Nonstationary Heat Transfer

1. Transient Heat Conduction in Soil

This simple 3D example demonstrates the non-stationary linear heat analysis solver. The cooling of soil under a constant temperature of the air in the atmosphere and an initial temperature of the soil is calculated for a period of 60 days, the example being taken from the text book by Kreith and Bohn[36].

The soil is modelled by a row of solid heat conduction elements extending 3 m down in the soil (z-direction). The soil is assumed to be semi-infinite, thus, a row of elements is sufficient, with free faces in the x- and y-directions. The face of the model which is in contact with the atmosphere is permanently set to -15 °C, while the rest of the model is set +20 °C for t=0. It is assumed that the conduction properties of the soil are uniform and linear and no convection or radiation between the soil and the atmosphere are taken into account.

The FE mesh is generated with a single epatch of type cube, with face f1 in contact with the air at x=0.0.

Linear transient heat conduction: Mesh and initial conditions at face in contact with air.

Figure 104. Linear transient heat conduction: Mesh and initial conditions at face in contact with air.

The linear transient response is calculated with the first order transient solver and the parameters defined in the case command (see input file soil.mdl):

   case 1
      analysis              dynamic_nonlinear # Although problem is linear
      stage 2 time_step     5184000   # Time is (60 days in seconds)
   stage 2
      step_size_init        84600     # 1 day
      step_size_max         84600     # Keeps step size constant
      step_size_min         84600     # Keeps step size constant
      dof_init              1         # Initial conditions
      ebc 1 sfactor 1 sfunction '1'   # Keeps ebcs constant
      tol_dynamic           1000.     # Inactivate time integration error

The solver increments, by default, the time parameter from 0.0 to 1.0. In the example the time parameter range is from 0 to 60 days, i.e. 5184000 seconds. The best way of specifying this range is by introducing a case with a stage and by scaling the stage with the time_step option (see definition of case 1 above). The stage (case) 2 then defines the parameters of the effective case to be analyzed: The (constant) step size, the initial conditions and the essential boundary conditions, no natural boundary conditions being defined in this model. Note that, by setting step_size_init, step_size_max, and step_size_min to fixed values the solver cannot vary the time step as a function of the time integration error. Therefore, tol_dynamic has to be set to a large value to inactivate the time integration error control.

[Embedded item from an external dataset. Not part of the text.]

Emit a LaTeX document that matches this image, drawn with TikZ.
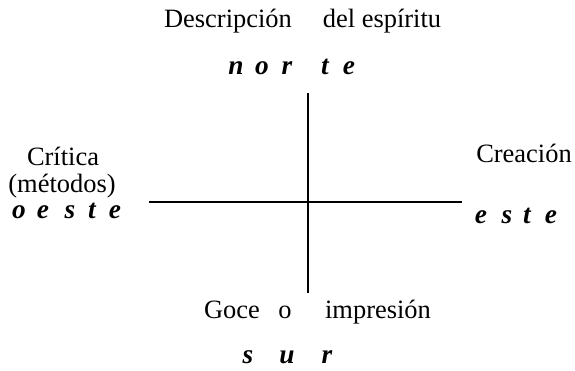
\documentclass[tikz,border=0pt]{standalone}
\usepackage{fontspec}
\setmainfont{Liberation Serif}
\begin{document}
\begin{tikzpicture}[x=0.567pt,y=-0.567pt,
    lab/.style={anchor=base,inner sep=0pt,font=\fontsize{15}{17}\selectfont},
    dir/.style={lab,font=\fontsize{15.5}{17}\selectfont\bfseries\itshape}]
    % cornice (pixel del riferimento)
    \useasboundingbox (0,0) rectangle (575,370);
    % assi
    \coordinate (N) at (308,93);  \coordinate (S) at (308,293);
    \coordinate (W) at (149,202); \coordinate (E) at (462,202);
    \draw[line width=0.8pt] (N)--(S) (W)--(E);
    % nord
    \node[lab] (descr) at (228,27) {Descripción};
    \node[lab] (espir) at (382,27) {del espíritu};
    \foreach \ch/\x [count=\i] in {n/236,o/262,r/287,t/325,e/349}
      \node[dir] (norte\i) at (\x,74) {\ch};
    % ovest
    \node[lab] (crit) at (63,165) {Crítica};
    \node[lab] (metod) at (62,192) {(métodos)};
    \foreach \ch/\x [count=\i] in {o/19,e/43,s/70,t/92,e/115}
      \node[dir] (oeste\i) at (\x,218) {\ch};
    % est
    \node[lab] (creac) at (524,162) {Creación};
    \foreach \ch/\x [count=\i] in {e/481,s/507,t/527,e/551}
      \node[dir] (este\i) at (\x,223) {\ch};
    % sud
    \node[lab] (goce) at (232,318) {Goce};
    \node[lab] (o) at (285,318) {o};
    \node[lab] (impr) at (378,318) {impresión};
    \foreach \ch/\x [count=\i] in {s/248,u/287,r/327}
      \node[dir] (sur\i) at (\x,363) {\ch};
  \end{tikzpicture}
\end{document}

The initial conditions at the mesh nodes are activated by the dof_init option, which refers to the dof_init definition found in soil.mdl:

   set 1
     value 20 allnodes      # Initially all nodes
     allow_override yes     # Default is 'no'
     value -15. epatch 1 f1 # Overwrite nodes of face to air

The essential boundary conditions (-15 on face exposed to air):

   set 1
      value -15. dof 1 epatch 1 f1

are activated with the ebc option of case 2:

ebc 1 sfunction '1'

The sfunction defined as sfunction(t)=1. tells the solver to keep the ebc constant in time.

Finally, the adir command specifies the analysis type and the case to be solved for:

  case 1

Note that, although the analysis is linear, the dynamic_nonlinear analysis type has to be selected for transient heat analysis, because the solver cannot deal with linear problems. The case 1 option activates the case 1, which in its turn solves for the stage (case) 2.

Setting tol_dynamic=100000, i.e. to a large value will inactivate the error estimator of the time integration module, and the residue_function_type=order_one directive specifies the order of the equation. The temperature at a given mesh node as a function of time is viewed with the post-processing tool (see script). At z=0.6 m this becomes

Linear transient heat conduction: Temperature T(t) at z=0.6[m]

Figure 105. Linear transient heat conduction: Temperature T(t) at z=0.6[m]

The analytical function can be found in Kreith and Bohn and it is programmed in the script.

[36] F. S: Kreith, M. S: Bohn; Principles of Heat Transfer; Brooks/Cole Pub. Corp.